WHAT YOU NEED TO DO —
For this exercise, output only the lines between the "Reproduce this chart" line and the "import seaborn as sns" line, both of them included, and skip all pictures.

******

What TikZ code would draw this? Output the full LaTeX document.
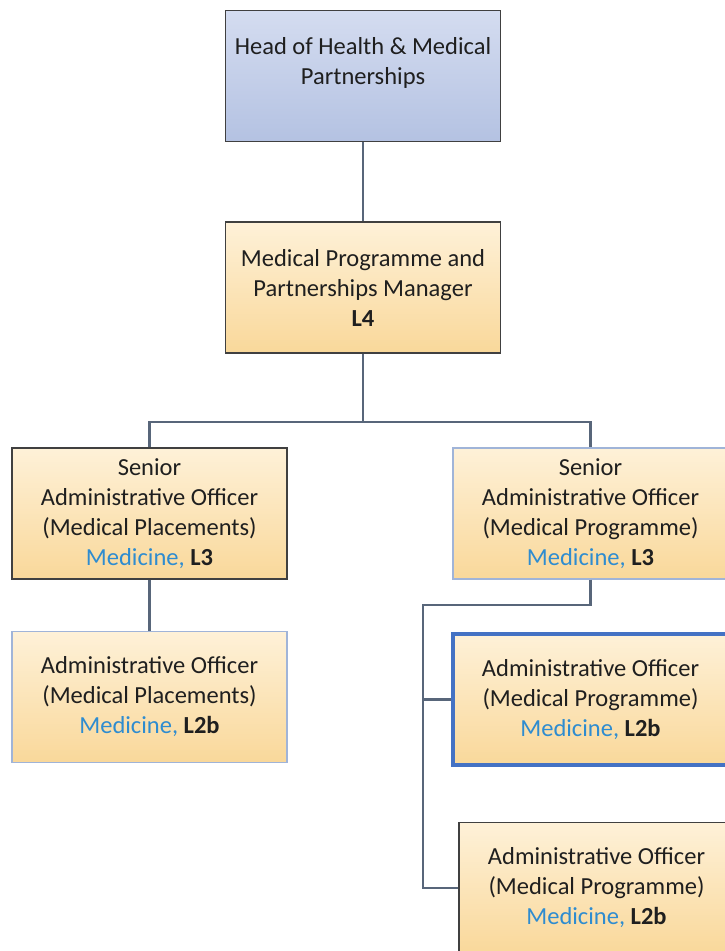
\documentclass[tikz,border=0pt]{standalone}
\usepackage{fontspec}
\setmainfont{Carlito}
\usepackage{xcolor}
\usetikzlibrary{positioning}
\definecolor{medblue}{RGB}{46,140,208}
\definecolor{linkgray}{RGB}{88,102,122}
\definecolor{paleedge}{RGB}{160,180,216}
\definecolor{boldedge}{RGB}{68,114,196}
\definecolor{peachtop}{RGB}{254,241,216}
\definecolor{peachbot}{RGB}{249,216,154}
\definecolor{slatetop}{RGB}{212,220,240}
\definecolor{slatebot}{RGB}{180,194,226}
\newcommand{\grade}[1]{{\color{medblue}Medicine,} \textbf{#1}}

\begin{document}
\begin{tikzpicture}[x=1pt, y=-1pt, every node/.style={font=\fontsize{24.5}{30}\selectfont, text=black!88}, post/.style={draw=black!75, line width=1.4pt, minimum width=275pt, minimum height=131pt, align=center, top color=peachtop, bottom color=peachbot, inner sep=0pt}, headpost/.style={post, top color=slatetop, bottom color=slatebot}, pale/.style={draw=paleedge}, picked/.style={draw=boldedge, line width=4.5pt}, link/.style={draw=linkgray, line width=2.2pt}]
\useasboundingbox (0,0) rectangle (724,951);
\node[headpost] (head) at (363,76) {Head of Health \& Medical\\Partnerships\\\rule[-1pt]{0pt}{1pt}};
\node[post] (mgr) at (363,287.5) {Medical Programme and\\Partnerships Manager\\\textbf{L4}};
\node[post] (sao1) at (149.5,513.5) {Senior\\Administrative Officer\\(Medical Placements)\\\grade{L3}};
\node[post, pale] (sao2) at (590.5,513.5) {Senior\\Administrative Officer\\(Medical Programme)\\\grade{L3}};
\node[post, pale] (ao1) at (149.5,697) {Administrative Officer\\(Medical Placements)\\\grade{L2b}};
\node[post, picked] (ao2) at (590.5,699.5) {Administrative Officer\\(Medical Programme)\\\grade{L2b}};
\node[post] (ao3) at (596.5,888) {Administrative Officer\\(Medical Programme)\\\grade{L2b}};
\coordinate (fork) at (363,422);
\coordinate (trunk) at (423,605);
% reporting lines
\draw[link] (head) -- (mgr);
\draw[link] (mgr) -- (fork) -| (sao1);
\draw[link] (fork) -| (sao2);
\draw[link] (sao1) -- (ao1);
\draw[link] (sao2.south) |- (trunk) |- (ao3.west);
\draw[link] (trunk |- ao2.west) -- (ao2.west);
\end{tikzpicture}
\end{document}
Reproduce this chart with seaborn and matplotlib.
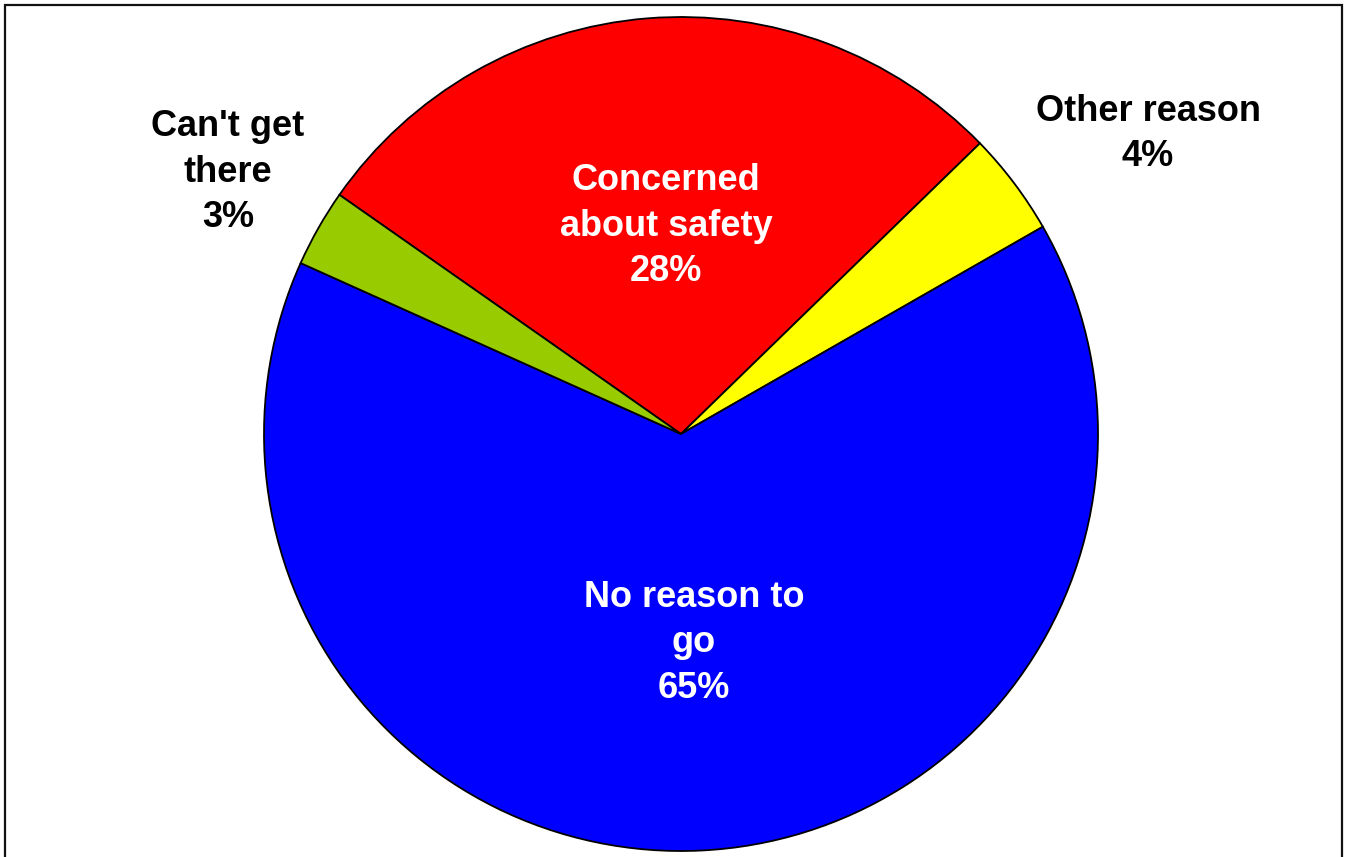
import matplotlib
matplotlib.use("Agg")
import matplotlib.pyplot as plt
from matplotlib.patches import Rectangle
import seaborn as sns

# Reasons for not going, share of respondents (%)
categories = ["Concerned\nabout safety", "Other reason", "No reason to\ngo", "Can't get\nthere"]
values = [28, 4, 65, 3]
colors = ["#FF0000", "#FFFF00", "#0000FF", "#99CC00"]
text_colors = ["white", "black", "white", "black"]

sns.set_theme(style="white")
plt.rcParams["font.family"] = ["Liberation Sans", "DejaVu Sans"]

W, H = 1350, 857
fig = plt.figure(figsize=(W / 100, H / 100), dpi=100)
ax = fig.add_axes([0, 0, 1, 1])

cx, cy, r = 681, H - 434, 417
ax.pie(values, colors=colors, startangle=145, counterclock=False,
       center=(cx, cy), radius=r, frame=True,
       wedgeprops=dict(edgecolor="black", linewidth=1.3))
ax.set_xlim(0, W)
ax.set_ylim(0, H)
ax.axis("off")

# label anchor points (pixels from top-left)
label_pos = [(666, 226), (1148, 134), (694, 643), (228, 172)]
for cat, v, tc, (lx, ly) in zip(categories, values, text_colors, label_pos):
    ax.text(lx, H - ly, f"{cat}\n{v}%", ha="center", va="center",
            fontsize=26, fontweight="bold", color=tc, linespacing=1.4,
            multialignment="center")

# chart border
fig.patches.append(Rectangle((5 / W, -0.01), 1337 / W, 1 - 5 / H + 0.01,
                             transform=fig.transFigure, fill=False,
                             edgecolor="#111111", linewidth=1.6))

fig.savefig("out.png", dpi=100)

******

SOLVED PROBLEM —
Reproduce this chart with seaborn and matplotlib.
import matplotlib
matplotlib.use("Agg")
import matplotlib.pyplot as plt
from matplotlib.patches import Rectangle
import seaborn as sns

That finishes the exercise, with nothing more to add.